The National Institute of Standards and Technology’s held the Cloud Computing Forum & Workshop to kick off two initiatives around Cloud Computing: FedRAMP and SAJACC. The first Federal CIO ever appointed, Vivek Kundra, spelled out the Federal Government’s staggering IT needs (and these numbers don’t even include the NSA): “$76B in IT spending annually, 10,679 IT systems, 300M customers and 1.9M federal employees.”
FedRAMP, spearheaded by the federal CIO Council, is a unified government-wide risk management program focused on developing accepted cloud computing environments. Although the goal of FedRAMP is to provide security authorizations and continuous monitoring of shared systems (clouds initially), individual agencies will still be have the authority and responsibility to use systems that meet their specific security needs. So while agencies will be able to save significant time and money by leveraging the FedRAMP authorizations, it will not be a requirement.
FedRAMP will work with a vendor (currently Microsoft and Google are in pilot mode) to evaluate their overall security environment and publish a list of security controls. FedRAMP will likely not meet the goals of all agencies, so moving to cloud will still require some security work. While FedRAMP will be based on the new NIST security framework that included DoD – there still will be some gaps between civilian, DoD and Intel agencies that will not make FedRAMP certification a slam-dunk for vendors.

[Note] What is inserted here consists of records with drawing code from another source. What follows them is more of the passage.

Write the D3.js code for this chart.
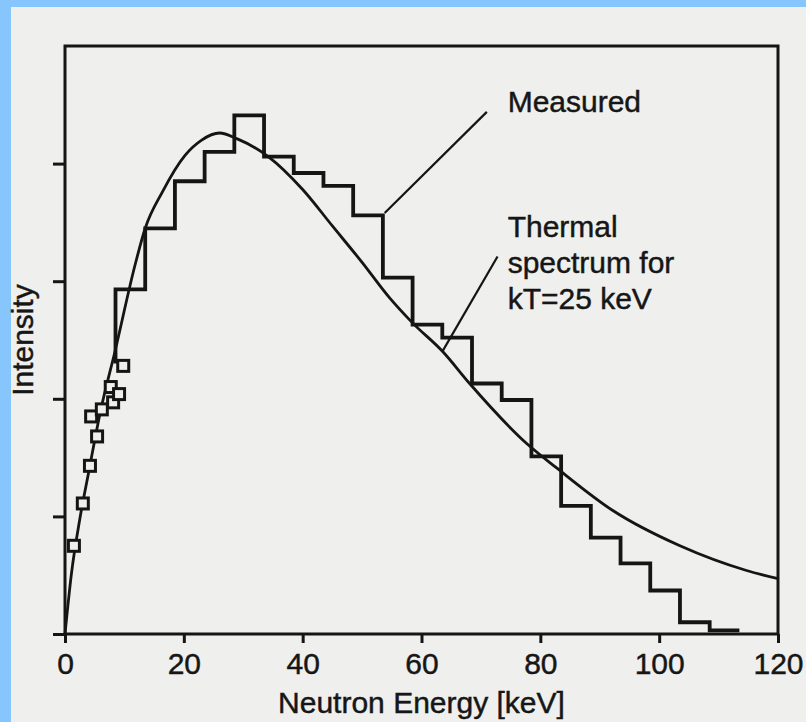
<!DOCTYPE html>
<html>
<head>
<meta charset="utf-8">
<script src="https://cdn.jsdelivr.net/npm/d3@7/dist/d3.min.js"></script>
<style>
body{margin:0;background:#efefed;overflow:hidden}
text{font-family:"Liberation Sans",Arial,Helvetica,sans-serif;fill:#161616;stroke:#161616;stroke-width:0.45}
</style>
</head>
<body>
<div id="graph"></div>
<script>
"use strict"
// axis
var xTicks=[0,20,40,60,80,100,120]
var yTicks=[0,1,2,3,4]
var xTitle='Neutron Energy [keV]'
var yTitle='Intensity'

// measured histogram, 5 keV bins (left edges + last right edge)
var binEdges=[8.5,13.5,18.5,23.5,28.5,33.5,38.5,43.5,48.5,53.5,58.5,63.5,68.5,73.5,78.5,83.5,88.5,93.5,98.5,103.5,108.5,113.5]
var binCounts=[2.93,3.45,3.85,4.10,4.41,4.06,3.92,3.81,3.56,3.03,2.63,2.52,2.13,1.99,1.51,1.09,0.82,0.60,0.37,0.10,0.03]
var histStart=2.3

// low energy measured points (squares)
var pointE=[1.5,3.0,4.2,5.4,4.4,6.2,8.1,7.7,9.1,9.8]
var pointI=[0.75,1.11,1.43,1.68,1.85,1.91,1.97,2.10,2.04,2.28]

// thermal spectrum kT=25 keV
var thermE=[0,1.1,2.5,4,6,8.4,11.8,13.5,16.4,20.2,23,26,29,34.2,40,45,50,54.6,58.4,63.6,68.1,77.7,82.8,92.2,103.5,114.7,120]
var thermI=[0,0.52,0.98,1.38,1.90,2.40,3.14,3.45,3.76,4.07,4.20,4.26,4.21,4.06,3.78,3.47,3.16,2.86,2.65,2.40,2.13,1.62,1.41,1.05,0.75,0.54,0.47]

// annotations
var noteText=[['Measured'],['Thermal','spectrum for','kT=25 keV']]
var noteAt=[[74.5,4.44],[74.5,3.38]]
var leaderFrom=[[71.0,4.44],[72.8,3.21]]
var leaderTo=[[53.8,3.58],[63.6,2.41]]

function init(){
  var W=806,H=722
  var svg=d3.select('#graph').append('svg').attr('width',W).attr('height',H)
  svg.append('rect').attr('width',W).attr('height',H).attr('fill','#efefed')
  // blue frame of the screenshot
  svg.append('rect').attr('x',0).attr('y',0).attr('width',W).attr('height',7).attr('fill','#86c6fd')
  svg.append('rect').attr('x',0).attr('y',0).attr('width',11).attr('height',H).attr('fill','#86c6fd')

  var x=d3.scaleLinear().domain([0,120]).range([65,778])
  var y=d3.scaleLinear().domain([0,5]).range([634,46])

  // frame
  svg.append('rect').attr('x',x(0)).attr('y',y(5)).attr('width',x(120)-x(0)).attr('height',y(0)-y(5))
    .attr('fill','none').attr('stroke','#151515').attr('stroke-width',3)

  var ax=svg.append('g').attr('transform','translate(0,'+y(0)+')')
    .call(d3.axisBottom(x).tickValues(xTicks).tickSize(9).tickPadding(10).tickSizeOuter(0))
  ax.select('.domain').remove()
  ax.selectAll('line').attr('stroke','#151515').attr('stroke-width',3)
  ax.selectAll('text').attr('font-size',30).attr('fill','#161616')
    .style('font-family','"Liberation Sans",Arial,sans-serif')

  var ay=svg.append('g').attr('transform','translate('+x(0)+',0)')
    .call(d3.axisLeft(y).tickValues(yTicks).tickSize(12).tickFormat('').tickSizeOuter(0))
  ay.select('.domain').remove()
  ay.selectAll('line').attr('stroke','#151515').attr('stroke-width',3)

  svg.append('text').attr('x',(x(0)+x(120))/2).attr('y',713).attr('text-anchor','middle')
    .attr('font-size',30).text(xTitle)
  svg.append('text').attr('transform','translate(33,'+(y(0)+y(5))/2+')rotate(-90)')
    .attr('text-anchor','middle').attr('font-size',30).text(yTitle)

  // thermal curve
  var thermal=thermE.map(function(e,i){return [e,thermI[i]]})
  var line=d3.line().x(function(d){return x(d[0])}).y(function(d){return y(d[1])})
  svg.append('path').attr('d',line.curve(d3.curveMonotoneX)(thermal))
    .attr('fill','none').attr('stroke','#151515').attr('stroke-width',2.8)

  // histogram
  var steps=[[binEdges[0],histStart]]
  for(var i=0;i<binCounts.length;i++)
    steps.push([binEdges[i],binCounts[i]])
  steps.push([binEdges[binEdges.length-1],binCounts[binCounts.length-1]])
  svg.append('path').attr('d',line.curve(d3.curveStepAfter)(steps))
    .attr('fill','none').attr('stroke','#151515').attr('stroke-width',3.8).attr('stroke-linejoin','miter')

  // squares
  svg.selectAll('rect.pt').data(pointE).enter().append('rect').attr('class','pt')
    .attr('x',function(d){return x(d)-5.5}).attr('y',function(d,i){return y(pointI[i])-5.5})
    .attr('width',11).attr('height',11)
    .attr('fill','#efefed').attr('stroke','#151515').attr('stroke-width',3)

  // leaders and notes
  for(i=0;i<leaderFrom.length;i++)
    svg.append('line').attr('x1',x(leaderFrom[i][0])).attr('y1',y(leaderFrom[i][1]))
      .attr('x2',x(leaderTo[i][0])).attr('y2',y(leaderTo[i][1]))
      .attr('stroke','#151515').attr('stroke-width',2.2)
  for(i=0;i<noteText.length;i++){
    var t=svg.append('text').attr('font-size',30)
    for(var j=0;j<noteText[i].length;j++)
      t.append('tspan').attr('x',x(noteAt[i][0])).attr('y',y(noteAt[i][1])+j*36).text(noteText[i][j])
  }
}

init()
</script>
</body>
</html>
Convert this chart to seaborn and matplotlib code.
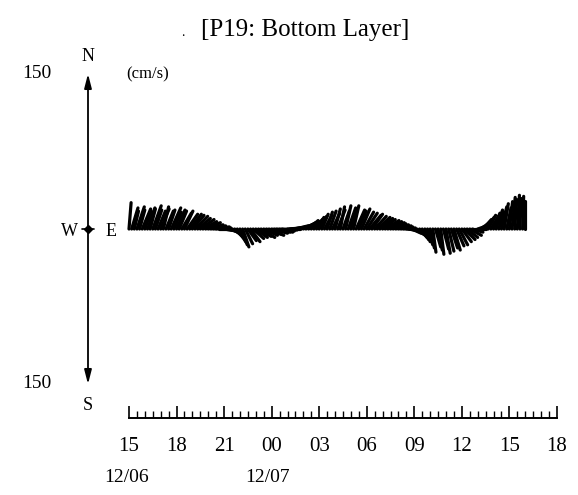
import numpy as np
import pandas as pd
import matplotlib
matplotlib.use("Agg")
import matplotlib.pyplot as plt
import seaborn as sns

# ---------------- data ----------------
# current vectors every 10 minutes starting 12/06 15:00 (one row = one hour)
sample_minutes = 10
east_u = [2, 6, 4, 7, 5, 8,
          6, 7, 5, 8, 6, 7,
          8, 5, 7, 6, 9, 7,
          8, 7, 9, 8, 10, 11,
          11, 12, 12, 13, 13, 14,
          14, 14, 15, 14, 13, 13,
          12, 12, 11, 10, 9, 8,
          7, 6, 7, 8, 9, 10,
          11, 12, 13, 13, 14, 14,
          15, 15, 15, 14, 14, 14,
          14, 13, 13, 12, 12, 11,
          10, 9, 9, 8, 8, 7,
          7, 6, 7, 5, 6, 7,
          5, 7, 4, 6, 5, 7,
          6, 5, 8, 7, 8, 9,
          10, 11, 10, 11, 12, 12,
          12, 13, 13, 13, 12, 12,
          12, 11, 11, 10, 10, 9,
          9, 8, 7, 6, 5, 5,
          4, 3, 5, 4, 3, 5,
          4, 5, 6, 6, 7, 8,
          9, 10, 10, 11, 10, 10,
          9, 9, 8, 8, 7, 7,
          6, 6, 5, 5, 4, 4,
          3, 3, 2, 2, 1, 1,
          0]
north_v = [25, 20, 17, 21, 18, 19,
           17, 20, 19, 22, 18, 17,
           19, 21, 17, 18, 20, 16,
           18, 17, 15, 17, 14, 14,
           13, 12, 10, 9, 7, 6,
           4, 3, 2, 1, 0, -1,
           -2, -2, -4, -6, -9, -12,
           -15, -17, -14, -11, -12, -9,
           -8, -7, -8, -6, -5, -6,
           -4, -3, -3, -2, -1, 0,
           1, 1, 2, 3, 3, 4,
           5, 6, 8, 7, 9, 11,
           12, 14, 13, 16, 17, 15,
           19, 18, 21, 17, 22, 20,
           19, 22, 18, 17, 19, 16,
           15, 13, 14, 12, 11, 10,
           9, 8, 7, 6, 5, 4,
           3, 2, 1, -1, -2, -4,
           -5, -6, -8, -10, -12, -15,
           -18, -22, -17, -20, -24, -19,
           -23, -21, -18, -20, -16, -15,
           -12, -10, -8, -6, -3, 0,
           3, 6, 9, 11, 13, 12,
           15, 18, 16, 21, 24, 20,
           26, 30, 28, 32, 29, 31,
           27]
tick_hours = [0, 3, 6, 9, 12, 15, 18, 21, 24, 27]
tick_labels = ["15", "18", "21", "00", "03", "06", "09", "12", "15", "18"]
date_labels = ["12/06", "12/07"]
scale_max = 150
title = "[P19: Bottom Layer]"

# ---------------- figure ----------------
W, H = 578, 495
sns.set_theme(style="white")
plt.rcParams["font.family"] = ["Liberation Serif", "DejaVu Serif"]

fig = plt.figure(figsize=(W / 100, H / 100), dpi=100)
ax = fig.add_axes([0, 0, 1, 1])
ax.set_facecolor("white")

px_per_hr = 15.85
px_per_unit = 1.053
x0_px, y0_px = 129, 229  # pixel location of (0 h, 0 cm/s)
xlim = (-x0_px / px_per_hr, (W - x0_px) / px_per_hr)
ylim = (-(H - y0_px) / px_per_unit, y0_px / px_per_unit)
ax.set_xlim(*xlim)
ax.set_ylim(*ylim)
k = px_per_unit / px_per_hr  # hours per cm/s, so sticks keep true direction

t = np.arange(len(east_u)) * sample_minutes / 60.0
u = np.array(east_u, dtype=float)
v = np.array(north_v, dtype=float)
rows = []
for i in range(len(t)):
    rows.append({"id": i, "x": t[i], "y": 0.0})
    rows.append({"id": i, "x": t[i] + u[i] * k, "y": v[i]})
df = pd.DataFrame(rows)
sns.lineplot(data=df, x="x", y="y", units="id", estimator=None, sort=False,
             color="black", lw=2.3, ax=ax, legend=False)

# ---------------- time axis ----------------
for s in ["left", "top", "right"]:
    ax.spines[s].set_visible(False)
ax.spines["bottom"].set_position(("data", -(418 - y0_px) / px_per_unit))
ax.spines["bottom"].set_bounds(tick_hours[0], tick_hours[-1])
ax.spines["bottom"].set_linewidth(1.4)
ax.spines["bottom"].set_color("black")
ax.set_xticks(tick_hours)
ax.set_xticklabels(tick_labels)
ax.set_xticks(np.arange(tick_hours[0], tick_hours[-1] + 0.01, 0.5), minor=True)
ax.tick_params(axis="x", which="major", direction="in", length=9, width=1.2,
               labelsize=15, pad=14, colors="black", bottom=True)
ax.tick_params(axis="x", which="minor", direction="in", length=5, width=1.0,
               bottom=True, colors="black")
ax.set_yticks([])
ax.set_xlabel("")
ax.set_ylabel("")

# ---------------- compass ----------------
cx = (88 - x0_px) / px_per_hr
ax.plot([cx, cx], [-scale_max + 8, scale_max - 8], color="black", lw=1.3)
ax.annotate("", xy=(cx, scale_max), xytext=(cx, scale_max - 14),
            arrowprops=dict(arrowstyle="-|>,head_length=0.7,head_width=0.18",
                            color="black", lw=1.3))
ax.annotate("", xy=(cx, -scale_max), xytext=(cx, -scale_max + 14),
            arrowprops=dict(arrowstyle="-|>,head_length=0.7,head_width=0.18",
                            color="black", lw=1.3))
ax.plot([cx - 0.35, cx + 0.35], [0, 0], color="black", lw=1.2)
ax.plot([cx], [0], marker="D", ms=4, color="black")


def ftext(x, y, s, size, **kw):
    fig.text(x / W, 1 - y / H, s, fontsize=size, ha="center", va="center",
             color="black", **kw)


ftext(88, 56, "N", 13)
ftext(88, 406, "S", 13)
ftext(69, 232, "W", 13)
ftext(111, 232, "E", 13)
ftext(37, 74, str(scale_max), 14)
ftext(37, 383, str(scale_max), 14)
ftext(148, 74, "(cm/s)", 12)
ftext(305, 30, title, 18)
ftext(183, 33, ".", 10)
ftext(127, 478, date_labels[0], 14)
ftext(268, 478, date_labels[1], 14)

fig.savefig("out.png", dpi=100, facecolor="white")
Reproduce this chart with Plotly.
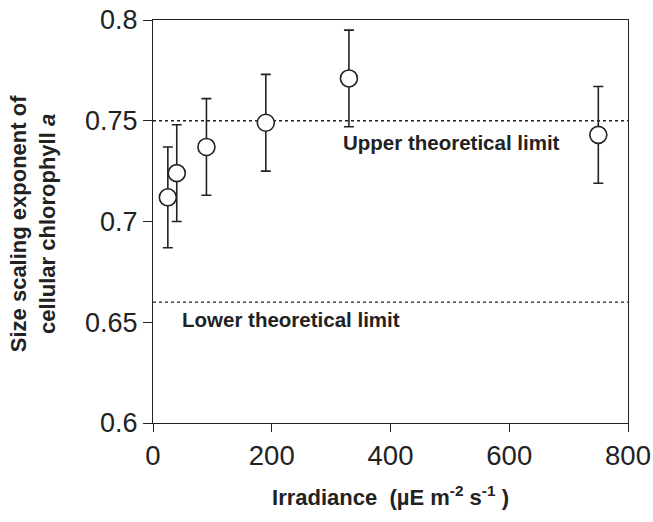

All of the implementation details on how this is funded, who monitors the systems after certification and who executes and enforces FedRAMP are also all TBD.
The other initiative, Acceleration to Jumpstart the Adoption of Cloud Computing SAJACC (pronounced Say – Jack) sponsored by NIST will be examining use cases, specifications and pointers to systems to help promote cloud solutions. The current focus is on IaaS since there are more standards around how to use foundational infrastructure like servers and storage. The big focus for SAJACC is portability, interoperability and security in the cloud. NIST is creating a portal where folks can see how government is using the cloud and work to connect them to solutions. Like FedRAMP, the details still need to be ironed out in terms of commercial software licensing and the process for vendor evaluation; however, they already identified nine systems that will be included in the portal.
Terremark must be licking their chops. Very good for the industry, no matter what.